▶ **GIVEN REQUEST**
Give again exactly the lines that run from the start of the records to the line holding "transform=fig.transFigure, color=color, lw=0))", both ends counted. Do not include the pictures.

▶ **Rows from a dataset of charts and code**
- - -

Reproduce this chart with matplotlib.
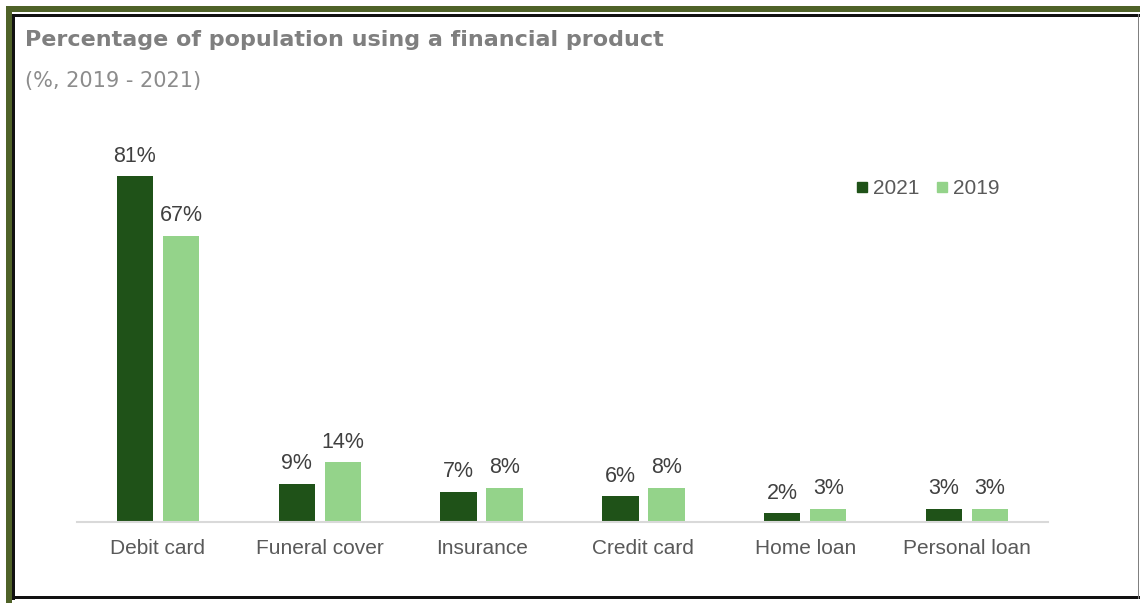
import matplotlib.pyplot as plt
from matplotlib.patches import Rectangle
from matplotlib.lines import Line2D

categories = ["Debit card", "Funeral cover", "Insurance", "Credit card", "Home loan", "Personal loan"]
vals_2021 = [81, 9, 7, 6, 2, 3]
vals_2019 = [67, 14, 8, 8, 3, 3]

dark = "#1f5218"
light = "#94d38a"

W, H = 1140, 603
fig = plt.figure(figsize=(W / 100, H / 100), dpi=100)
fig.patch.set_facecolor("white")

def px(x0, y0, w, h, color):
    # rectangle in pixel coordinates measured from the top-left corner
    fig.add_artist(Rectangle((x0 / W, 1 - (y0 + h) / H), w / W, h / H,
                             transform=fig.transFigure, color=color, lw=0))

# frame round the picture
px(6, 6, W - 6, 6, "#4f6228")
px(6, 6, 6, H - 6, "#4f6228")
px(12, 14, W - 12, 3, "#111111")
px(12, 14, 2.5, 586, "#111111")
px(12, 596, W - 12, 3, "#111111")
px(1137.5, 14, 1.5, 585, "#808080")

ax = fig.add_axes([77 / W, (H - 522) / H, 971 / W, 382 / H])
x = list(range(len(categories)))
off = 0.142
bw = 0.225
b1 = ax.bar([i - off for i in x], vals_2021, bw, color=dark, label="2021")
b2 = ax.bar([i + off for i in x], vals_2019, bw, color=light, label="2019")

for bars, vals in ((b1, vals_2021), (b2, vals_2019)):
    for r, v in zip(bars, vals):
        ax.annotate(f"{v}%", (r.get_x() + r.get_width() / 2, v), xytext=(0, 7),
                    textcoords="offset points", ha="center", va="bottom",
                    fontsize=15.5, color="#404040", family="Liberation Sans")

ax.set_xlim(-0.5, 5.5)
ax.set_ylim(0, 89.5)
ax.set_xticks(x)
ax.set_xticklabels(categories, fontsize=15, color="#595959", family="Liberation Sans")
ax.tick_params(axis="x", length=0, pad=12.5)
ax.set_yticks([])
for s in ["top", "right", "left"]:
    ax.spines[s].set_visible(False)
ax.spines["bottom"].set_color("#d9d9d9")
ax.spines["bottom"].set_linewidth(1.5)

handles = [Line2D([], [], marker="s", ls="", color=dark, markersize=7.5),
           Line2D([], [], marker="s", ls="", color=light, markersize=7.5)]
ax.legend(handles, ["2021", "2019"], loc="center", bbox_to_anchor=(0.876, 0.872),
          ncol=2, frameon=False, handlelength=0.6, handletextpad=0.2, columnspacing=0.8,
          prop={"family": "Liberation Sans", "size": 15}, labelcolor="#595959")

fig.text(25 / W, 1 - 40.5 / H, "Percentage of population using a financial product",
         fontsize=16, fontweight="bold", color="#7f7f7f", family="DejaVu Sans", va="center")
fig.text(25 / W, 1 - 81 / H, "(%, 2019 - 2021)", fontsize=15, color="#8c8c8c",
         family="DejaVu Sans", va="center")

fig.savefig("out.png", dpi=100)
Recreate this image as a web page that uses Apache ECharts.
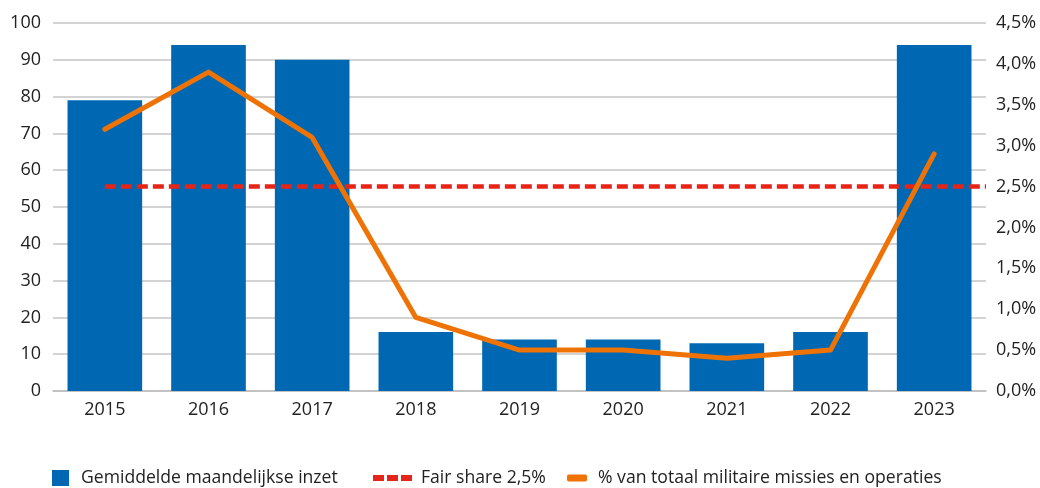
<!DOCTYPE html>
<html>
<head>
<meta charset="utf-8">
<script src="https://cdn.jsdelivr.net/npm/echarts@6/dist/echarts.min.js"></script>
<style>
  html, body { margin: 0; padding: 0; background: #fff; }
  #chart { width: 1040px; height: 488px; }
</style>
</head>
<body>
<div id="chart"></div>
<script>
// jaren en waarden
const years = ['2015', '2016', '2017', '2018', '2019', '2020', '2021', '2022', '2023']
const inzet = [79, 94, 90, 16, 14, 14, 13, 16, 94]           // gemiddelde maandelijkse inzet
const percentage = [3.2, 3.9, 3.1, 0.9, 0.5, 0.5, 0.4, 0.5, 2.9] // % van totaal
const fairShareValue = 2.5

const blauw = '#0068b3'
const rood = '#e42518'
const oranje = '#ef7204'
const tekst = '#222'
const font = 'Open Sans'

// fair share loopt van 2015 door tot de rechterrand van het plotvlak
const fairShare = years.map((y, i) => [i, fairShareValue]).concat([[years.length - 0.5, fairShareValue]])

var chartDom = document.getElementById('chart')
const chart = echarts.init(chartDom)

const legendText = { fontFamily: font, fontSize: 17.6, color: tekst, lineHeight: 20 }

const option = {
  backgroundColor: '#fff',
  animation: false,
  textStyle: { fontFamily: font },
  grid: {
    left: 53,
    right: 54,
    top: 23,
    bottom: 97
  },
  legend: [
    {
      left: 52, top: 468, padding: 0,
      itemWidth: 17, itemHeight: 16,
      icon: 'rect',
      data: ['Gemiddelde maandelijkse inzet'],
      textStyle: Object.assign({ padding: [0, 0, 0, 7] }, legendText)
    },
    {
      left: 373, top: 468, padding: 0,
      itemWidth: 39, itemHeight: 6,
      icon: 'path://M0,0h11v6h-11z M14,0h11v6h-11z M28,0h11v6h-11z',
      data: ['Fair share 2,5%'],
      textStyle: Object.assign({ padding: [0, 0, 0, 4] }, legendText)
    },
    {
      left: 567, top: 468, padding: 0,
      itemWidth: 20, itemHeight: 7,
      icon: 'roundRect',
      data: ['% van totaal militaire missies en operaties'],
      textStyle: Object.assign({ padding: [0, 0, 0, 6] }, legendText)
    }
  ],
  xAxis: [
    {
      type: 'category',
      data: years,
      axisLine: { lineStyle: { color: '#bdbdbd', width: 1.5 } },
      axisTick: { show: false },
      axisLabel: { color: tekst, fontSize: 18, margin: 10 }
    },
    {
      // verborgen hulpas zodat de fair-share-lijn tot de rand kan lopen
      type: 'value',
      min: -0.5, max: years.length - 0.5,
      show: false
    }
  ],
  yAxis: [
    {
      type: 'value',
      min: 0, max: 100, interval: 10,
      axisLine: { show: false },
      axisTick: { show: false },
      axisLabel: { color: tekst, fontSize: 18, margin: 12 },
      splitLine: { lineStyle: { color: '#c4c4c4', width: 1.5 } }
    },
    {
      type: 'value',
      min: 0, max: 4.5, interval: 0.5,
      axisLine: { show: false },
      axisTick: { show: false },
      splitLine: { show: false },
      axisLabel: {
        color: tekst, fontSize: 18, margin: 10,
        formatter: function (v) { return v.toFixed(1).replace('.', ',') + '%' }
      }
    }
  ],
  series: [
    {
      name: 'Gemiddelde maandelijkse inzet',
      type: 'bar',
      data: inzet,
      barCategoryGap: '28%',
      itemStyle: { color: blauw }
    },
    {
      name: 'Fair share 2,5%',
      type: 'line',
      xAxisIndex: 1,
      yAxisIndex: 1,
      data: fairShare,
      symbol: 'none',
      itemStyle: { color: rood },
      lineStyle: { color: rood, width: 4.5, type: [11, 5] }
    },
    {
      name: '% van totaal militaire missies en operaties',
      type: 'line',
      yAxisIndex: 1,
      data: percentage,
      symbol: 'none',
      itemStyle: { color: oranje },
      lineStyle: { color: oranje, width: 5, cap: 'round', join: 'round' }
    }
  ]
}

chart && chart.setOption(option)
</script>
</body>
</html>
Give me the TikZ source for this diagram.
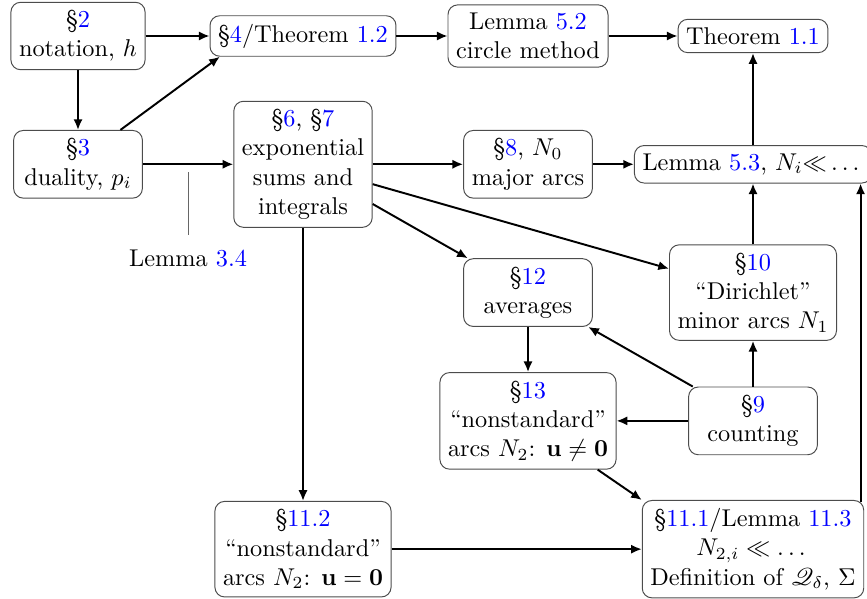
\documentclass[tikz,border=0pt]{standalone}
\usepackage{amsmath}
\usepackage{mathrsfs}
\usetikzlibrary{positioning,arrows.meta}
\newcommand{\rf}[1]{\textcolor{blue}{#1}}

\begin{document}
\begin{tikzpicture}[x=92.6pt, y=-52.8pt, >={Latex[length=4.4pt,width=3.8pt]}]
  \tikzset{box/.style={draw=black!70, rounded corners, align=center, minimum width=53pt},
    arr/.style={->, thick}}
  \useasboundingbox (-0.3467,-0.2806) rectangle (3.5067,4.388);
  \node[box] (s2)   at (0,0) {\S\rf{2}\\ notation, $h$};
  \node[box] (s4)   at (1,0) {\S\rf{4}/Theorem \rf{1.2}};
  \node[box] (l52)  at (2,0) {Lemma \rf{5.2}\\ circle method};
  \node[box] (t11)  at (3,0) {Theorem \rf{1.1}};
  \node[box] (s3)   at (0,1) {\S\rf{3}\\ duality, $p_i$};
  \node[box] (s67)  at (1,1) {\S\rf{6}, \S\rf{7}\\ exponential\\ sums and\\ integrals};
  \node[box] (s8)   at (2,1) {\S\rf{8}, $N_0$\\ major arcs};
  \node[box] (l53)  at (3,1) {Lemma \rf{5.3}, $N_i{\ll}\dots$};
  \node[box] (s12)  at (2,2) {\S\rf{12}\\ averages};
  \node[box] (s10)  at (3,2) {\S\rf{10}\\ ``Dirichlet''\\ minor arcs $N_1$};
  \node[box] (s13)  at (2,3) {\S\rf{13}\\ ``nonstandard''\\ arcs $N_2$: $\mathbf{u}\neq\mathbf{0}$};
  \node[box] (s9)   at (3,3) {\S\rf{9}\\ counting};
  \node[box] (s112) at (1,4) {\S\rf{11.2}\\ ``nonstandard''\\ arcs $N_2$: $\mathbf{u}=\mathbf{0}$};
  \node[box] (s111) at (3,4) {\S\rf{11.1}/Lemma \rf{11.3}\\ $N_{2,i}\ll\dots$\\ Definition of $\mathscr{Q}_\delta$, $\Sigma$};

  \draw[arr] (s2) -- (s4);
  \draw[arr] (s4) -- (l52);
  \draw[arr] (l52) -- (t11);
  \draw[arr] (s2) -- (s3);
  \draw[arr] (s3.39) -- (s4.194);
  \draw[arr] (s3) -- coordinate (e34) (s67);
  \draw[arr] (s67) -- (s8);
  \draw[arr] (s8) -- (l53);
  \draw[arr] (l53) -- (t11);
  \draw[arr] (s67) -- (s10);
  \draw[arr] (s67) -- (s12);
  \draw[arr] (s67) -- (s112);
  \draw[arr] (s10) -- (l53);
  \draw[arr] (s12) -- (s13);
  \draw[arr] (s9) -- (s12);
  \draw[arr] (s9) -- (s10);
  \draw[arr] (s9) -- (s13);
  \draw[arr] (s13.-35) -- (s111.north west);
  \draw[arr] (s112) -- (s111);
  \draw[arr] ([xshift=-1.5pt,yshift=-1pt]s111.north east) -- ([xshift=-1.5pt]s111.north east |- l53.south);

  \node (lem34) [below=31.7pt of e34] {Lemma \rf{3.4}};
  \draw[black!60] ([yshift=-3.3pt]e34) -- ([yshift=2.5pt]lem34.north);
\end{tikzpicture}
\end{document}
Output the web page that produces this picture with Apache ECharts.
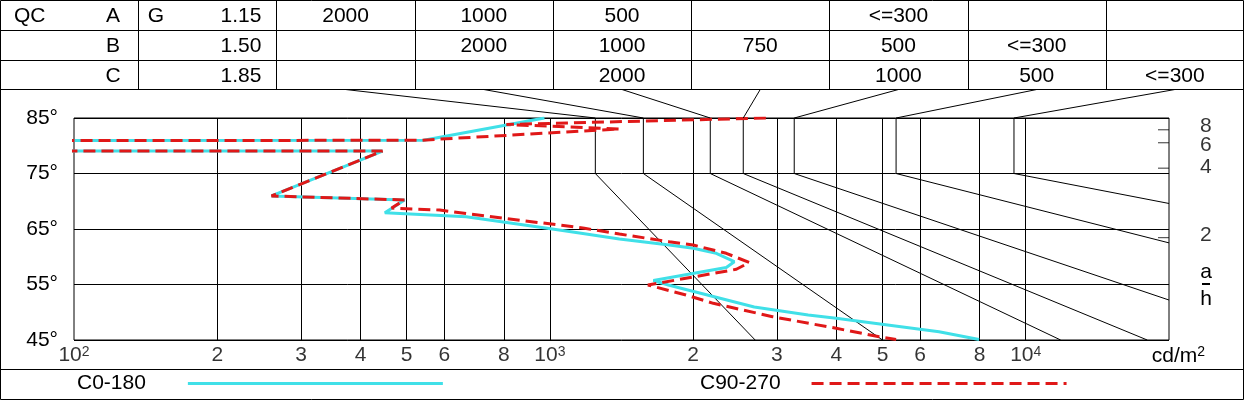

- - -

▶ **ANSWER IN FULL**
Reproduce this chart with matplotlib.
import matplotlib.pyplot as plt
from matplotlib.patches import Rectangle
from matplotlib.lines import Line2D

categories = ["Debit card", "Funeral cover", "Insurance", "Credit card", "Home loan", "Personal loan"]
vals_2021 = [81, 9, 7, 6, 2, 3]
vals_2019 = [67, 14, 8, 8, 3, 3]

dark = "#1f5218"
light = "#94d38a"

W, H = 1140, 603
fig = plt.figure(figsize=(W / 100, H / 100), dpi=100)
fig.patch.set_facecolor("white")

def px(x0, y0, w, h, color):
    # rectangle in pixel coordinates measured from the top-left corner
    fig.add_artist(Rectangle((x0 / W, 1 - (y0 + h) / H), w / W, h / H,
                             transform=fig.transFigure, color=color, lw=0))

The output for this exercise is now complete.